Each line from the line with "What matplotlib code" to the line with "plt.rcParams['font.family'] = ['Liberation", inclusive, is to be repeated exactly; no other line and no picture belongs in the copy.

>> START Provided material

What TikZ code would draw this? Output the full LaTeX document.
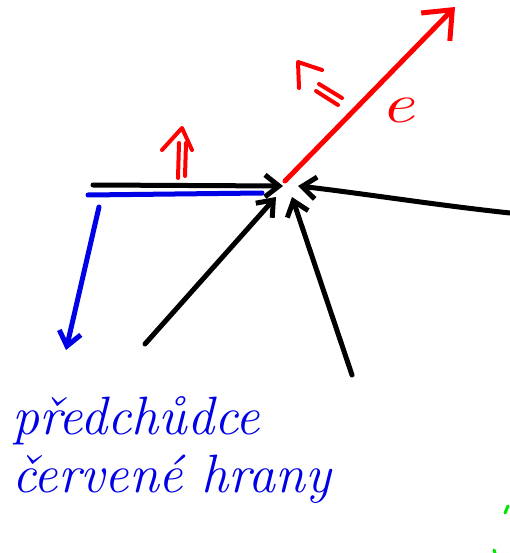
\documentclass[tikz,border=0pt]{standalone}
\usetikzlibrary{arrows.meta}
\definecolor{pblue}{RGB}{0,0,230}
\definecolor{pred}{RGB}{255,0,0}
\definecolor{pgreen}{RGB}{0,230,0}
\begin{document}
\begin{tikzpicture}[x=1pt,y=-1pt,
  stroke/.style={line width=5pt,line cap=round,line join=round},
  barb/.style={-{Straight Barb[length=14pt,width=22pt,line width=5pt]}},
  bigbarb/.style={-{Straight Barb[length=24pt,width=40pt,line width=5pt]}},
  handtext/.style={text=pblue,font=\fontsize{54}{60}\selectfont\itshape,anchor=base west,inner sep=0pt}]
\useasboundingbox (0,0) rectangle (510,553);
% convergence points
\coordinate (hub) at (283,186);
\coordinate (hubA) at (276,197);
\coordinate (hubB) at (292,197);
\coordinate (hubC) at (298,186);
% black horizontal arrow
\coordinate (hs) at (93,185);
\draw[stroke,barb] (hs) -- (hub);
% blue edge
\coordinate (bs) at (88,195);
\coordinate (be) at (262,193);
\draw[stroke,pblue] (bs) -- (be);
\coordinate (bas) at (99,207);
\coordinate (bae) at (66,350);
\draw[stroke,pblue,barb] (bas) -- (bae);
% black incoming arrows
\coordinate (k1) at (145,344);
\coordinate (k2) at (352,375);
\coordinate (k3) at (510,213);
\draw[stroke,barb] (k1) -- (hubA);
\draw[stroke,barb] (k2) -- (hubB);
\draw[stroke,barb] (k3) .. controls (435,205) and (360,193) .. (hubC);
% red edge e
\coordinate (rs) at (285,181);
\coordinate (re) at (455,7);
\draw[stroke,pred,bigbarb] (rs) -- (re);
\node[text=pred,font=\fontsize{56}{60}\selectfont\itshape,inner sep=0pt,xscale=1.35] (e) at (398,110) {e};
% red double arrows
\draw[stroke,pred,line width=4pt] (178,178) -- (179,143);
\draw[stroke,pred,line width=4pt] (185,176) -- (186,143);
\draw[stroke,pred,line width=4pt] (162,150) -- (182,128) -- (192,150);
\draw[stroke,pred,line width=4pt] (319,84) -- (342,98);
\draw[stroke,pred,line width=4pt] (316,91) -- (338,105);
\draw[stroke,pred,line width=4pt] (299,88) -- (298,62) -- (322,70);
% label
\node[handtext] (l1) at (12,434) {předchůdce};
\node[handtext] (l2) at (12,492) {červené hrany};
% green specks
\draw[pgreen,line width=3pt,line cap=round] (508,506) -- (505,513);
\draw[pgreen,line width=3pt,line cap=round] (494,550) -- (495,553);
\end{tikzpicture}
\end{document}
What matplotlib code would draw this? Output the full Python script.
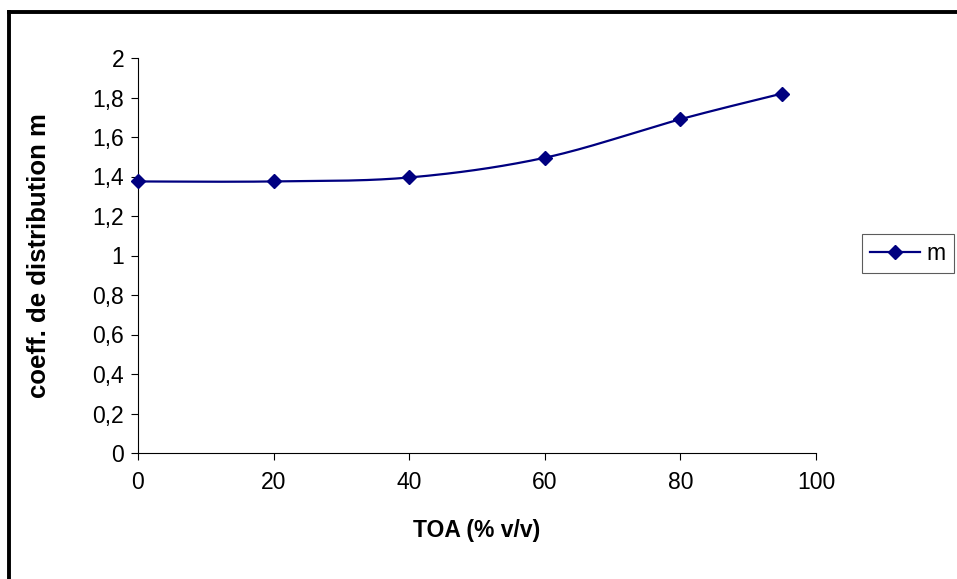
import numpy as np
import matplotlib
matplotlib.use("Agg")
import matplotlib.pyplot as plt
from matplotlib.lines import Line2D

plt.rcParams['font.family'] = ['Liberation Sans', 'DejaVu Sans']

# data
toa = [0, 20, 40, 60, 80, 95]
m_vals = [1.375, 1.375, 1.395, 1.495, 1.69, 1.82]
x_ticks = [0, 20, 40, 60, 80, 100]
y_ticks = [0, 0.2, 0.4, 0.6, 0.8, 1, 1.2, 1.4, 1.6, 1.8, 2]
y_labels = ['0', '0,2', '0,4', '0,6', '0,8', '1', '1,2', '1,4', '1,6', '1,8', '2']

navy = '#000080'


def smooth(x, y, n=30):
    # Excel-like smoothed line (Catmull-Rom / Bezier)
    x = np.asarray(x, float)
    y = np.asarray(y, float)
    px = np.concatenate([[x[0]], x, [x[-1]]])
    py = np.concatenate([[y[0]], y, [y[-1]]])
    xs, ys = [], []
    t = np.linspace(0, 1, n)
    for i in range(1, len(px) - 2):
        p0 = np.array([px[i], py[i]])
        p3 = np.array([px[i + 1], py[i + 1]])
        p1 = p0 + (np.array([px[i + 1], py[i + 1]]) - np.array([px[i - 1], py[i - 1]])) / 6
        p2 = p3 - (np.array([px[i + 2], py[i + 2]]) - np.array([px[i], py[i]])) / 6
        b = ((1 - t) ** 3)[:, None] * p0 + (3 * (1 - t) ** 2 * t)[:, None] * p1 \
            + (3 * (1 - t) * t ** 2)[:, None] * p2 + (t ** 3)[:, None] * p3
        xs.extend(b[:, 0])
        ys.extend(b[:, 1])
    return np.array(xs), np.array(ys)


fig = plt.figure(figsize=(9.57, 5.79), dpi=100)
ax = fig.add_axes([138 / 957, 1 - 453 / 579, (816 - 138) / 957, (453 - 58) / 579])

sx, sy = smooth(toa, m_vals)
ax.plot(sx, sy, color=navy, lw=1.6, zorder=2)
ax.plot(toa, m_vals, ls='none', marker='D', ms=7, color=navy, zorder=3, clip_on=False)

ax.set_xlim(0, 100)
ax.set_ylim(0, 2)
ax.set_xticks(x_ticks)
ax.set_yticks(y_ticks)
ax.set_yticklabels(y_labels)
ax.tick_params(labelsize=16.5, length=5, width=0.8, direction='out', pad=5)
ax.tick_params(axis='x', pad=8)
for s in ['top', 'right']:
    ax.spines[s].set_visible(False)
for s in ['left', 'bottom']:
    ax.spines[s].set_linewidth(0.8)

ax.set_xlabel('TOA (% v/v)', fontsize=16.5, fontweight='bold', labelpad=18)
ax.set_ylabel('coeff. de distribution m', fontsize=18.5, fontweight='bold', labelpad=30)

handle = Line2D([], [], color=navy, lw=1.6, marker='D', ms=7)
leg = fig.legend([handle], ['m'], loc='center left',
                 bbox_to_anchor=(857 / 957, 1 - 253.5 / 579), fontsize=16.5,
                 frameon=True, fancybox=False, edgecolor='#333333',
                 handlelength=2.2, borderpad=0.35, handletextpad=0.3, borderaxespad=0.2)
leg.get_frame().set_linewidth(0.8)

# outer chart border (runs off the right and bottom)
fig.add_artist(Line2D([8.5 / 957, 8.5 / 957], [0, 1 - 12 / 579], color='black', lw=2.8,
                      transform=fig.transFigure, solid_capstyle='projecting'))
fig.add_artist(Line2D([8.5 / 957, 1], [1 - 12 / 579, 1 - 12 / 579], color='black', lw=2.8,
                      transform=fig.transFigure, solid_capstyle='projecting'))

fig.savefig('out.png', dpi=100, facecolor='white')
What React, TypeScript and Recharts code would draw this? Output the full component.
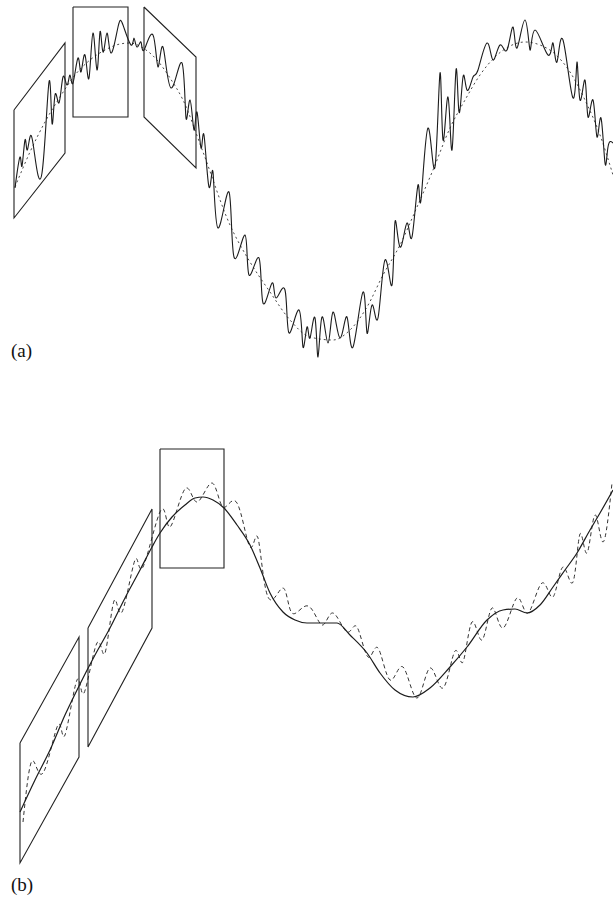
import React from 'react';
import { LineChart, Line, XAxis, YAxis } from 'recharts';

// ---- Panel (a): read-off values (x, y in figure units; y grows downward) ----
const aTrend: number[][] = [
  [15, 187], [30, 152], [45, 122], [60, 97], [75, 75], [90, 60], [105, 50], [120, 44], [130, 43],
  [143, 48], [157, 60], [170, 78], [183, 100], [203, 152], [230, 225], [250, 262], [270, 292],
  [290, 320], [310, 337], [333, 340], [350, 330], [367, 307], [383, 275], [400, 245], [417, 207],
  [433, 170], [450, 128], [465, 100], [480, 75], [495, 57], [510, 46], [525, 42], [540, 45],
  [555, 54], [570, 72], [585, 100], [600, 135], [613, 175],
];

const aSignal: number[][] = [
  [15, 188], [20, 157], [22, 166], [25, 140], [27, 150], [30, 137], [34, 150], [42, 173], [49, 82],
  [52, 123], [55, 95], [59, 103], [63, 77], [67, 85], [70, 75], [73, 83], [78, 58], [81, 72],
  [85, 55], [89, 78], [93, 33], [97, 70], [100, 32], [103, 52], [107, 33], [111, 53], [118, 27],
  [123, 25], [131, 45], [134, 38], [137, 47], [141, 42], [144, 50], [153, 35], [158, 67], [163, 47],
  [171, 88], [182, 63], [186, 118], [190, 100], [194, 130], [197, 112], [201, 148], [204, 135],
  [209, 187], [213, 172], [218, 228], [229, 192], [234, 257], [245, 235], [249, 275], [259, 258],
  [263, 303], [272, 283], [276, 298], [285, 290], [289, 333], [299, 310], [303, 347], [307, 327],
  [310, 338], [315, 318], [318, 357], [322, 317], [328, 343], [333, 312], [340, 338], [347, 317],
  [353, 347], [363, 292], [367, 333], [372, 305], [378, 318], [385, 260], [392, 285], [395, 222],
  [400, 247], [407, 223], [412, 237], [418, 185], [421, 200], [428, 128], [435, 167], [440, 73],
  [443, 140], [448, 97], [452, 150], [456, 70], [459, 112], [463, 77], [467, 90], [473, 77],
  [478, 70], [487, 43], [493, 60], [500, 45], [507, 50], [513, 27], [517, 48], [525, 20],
  [530, 50], [535, 30], [548, 55], [553, 43], [557, 62], [563, 40], [573, 98], [577, 62],
  [580, 100], [585, 80], [588, 117], [593, 100], [597, 137], [601, 118], [605, 163], [608, 147],
  [613, 143],
];

const aBox1: number[][] = [[14, 110], [65, 43], [65, 153], [14, 218], [14, 110]];
const aBox2: number[][] = [[73, 7], [128, 7], [128, 117], [73, 117], [73, 7]];
const aBox3: number[][] = [[144, 7], [196, 57], [196, 168], [144, 117], [144, 7]];

// ---- Panel (b) ----
const bSmooth: number[][] = [
  [20, 812], [35, 780], [50, 750], [65, 715], [79, 686], [95, 655], [110, 628], [125, 598],
  [140, 570], [152, 547], [160, 533], [172, 517], [185, 505], [195, 498], [203, 497], [213, 500],
  [224, 508], [237, 525], [250, 545], [260, 568], [270, 593], [283, 612], [295, 620], [307, 623],
  [320, 623], [337, 623], [350, 635], [367, 653], [380, 673], [395, 690], [413, 697], [430, 688],
  [450, 667], [467, 647], [487, 620], [503, 610], [515, 609], [527, 613], [540, 605], [553, 587],
  [565, 570], [577, 553], [590, 530], [600, 513], [613, 490],
];

const bNoisy: number[][] = [
  [23, 822], [32, 761], [43, 773], [58, 725], [65, 735], [77, 680], [84, 693], [97, 643],
  [105, 653], [114, 601], [122, 612], [135, 560], [143, 567], [161, 510], [170, 527], [185, 489],
  [197, 502], [212, 483], [223, 507], [237, 503], [250, 547], [258, 538], [268, 597], [283, 588],
  [292, 613], [308, 606], [322, 625], [333, 613], [347, 632], [357, 627], [368, 657], [378, 648],
  [390, 680], [403, 667], [417, 698], [430, 668], [443, 688], [455, 651], [463, 662], [472, 622],
  [482, 640], [492, 608], [503, 628], [517, 598], [528, 613], [542, 583], [553, 597], [563, 567],
  [573, 582], [580, 534], [587, 553], [595, 515], [603, 542], [612, 483],
];

const bBox1: number[][] = [[20, 743], [79, 637], [79, 757], [20, 863], [20, 743]];
const bBox2: number[][] = [[88, 628], [152, 509], [152, 628], [88, 747], [88, 628]];
const bBox3: number[][] = [[160, 449], [224, 449], [224, 568], [160, 568], [160, 449]];

const panelLabels = ['(a)', '(b)'];

const toPts = (arr: number[][]) => arr.map(([x, y]) => ({ x, y }));

const W = 613;
const H = 899;

export default function App() {
  const ink = '#1c1c1c';
  const boxProps = {
    type: 'linear' as const,
    stroke: '#222',
    strokeWidth: 1.1,
    dot: false,
    activeDot: false,
    isAnimationActive: false,
    dataKey: 'y',
  };
  const labelStyle: React.CSSProperties = {
    position: 'absolute',
    left: 11,
    fontFamily: '"Liberation Serif", "Times New Roman", serif',
    fontSize: 19,
    lineHeight: '19px',
    color: '#111',
  };
  return (
    <div style={{ position: 'absolute', left: 0, top: 0, width: W, height: H, background: '#fff' }}>
      <LineChart width={W} height={H} margin={{ top: 0, right: 0, bottom: 0, left: 0 }}>
        <XAxis type="number" dataKey="x" domain={[0, W]} hide allowDataOverflow />
        <YAxis type="number" dataKey="y" domain={[0, H]} reversed hide allowDataOverflow />
        {/* Panel (a) */}
        <Line data={toPts(aTrend)} type="monotone" dataKey="y" stroke="#333" strokeWidth={0.9}
          strokeDasharray="2 3" dot={false} activeDot={false} isAnimationActive={false} />
        <Line data={toPts(aSignal)} type="natural" dataKey="y" stroke={ink} strokeWidth={1.1}
          dot={false} activeDot={false} isAnimationActive={false} />
        <Line data={toPts(aBox1)} {...boxProps} />
        <Line data={toPts(aBox2)} {...boxProps} />
        <Line data={toPts(aBox3)} {...boxProps} />
        {/* Panel (b) */}
        <Line data={toPts(bNoisy)} type="natural" dataKey="y" stroke="#333" strokeWidth={1}
          strokeDasharray="4 3" dot={false} activeDot={false} isAnimationActive={false} />
        <Line data={toPts(bSmooth)} type="monotone" dataKey="y" stroke={ink} strokeWidth={1.2}
          dot={false} activeDot={false} isAnimationActive={false} />
        <Line data={toPts(bBox1)} {...boxProps} />
        <Line data={toPts(bBox2)} {...boxProps} />
        <Line data={toPts(bBox3)} {...boxProps} />
      </LineChart>
      <div style={{ ...labelStyle, top: 341 }}>{panelLabels[0]}</div>
      <div style={{ ...labelStyle, top: 875 }}>{panelLabels[1]}</div>
    </div>
  );
}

>> END Provided material

- **Exercise output**
What matplotlib code would draw this? Output the full Python script.
import numpy as np
import matplotlib
matplotlib.use("Agg")
import matplotlib.pyplot as plt
from matplotlib.lines import Line2D

plt.rcParams['font.family'] = ['Liberation Sans', 'DejaVu Sans']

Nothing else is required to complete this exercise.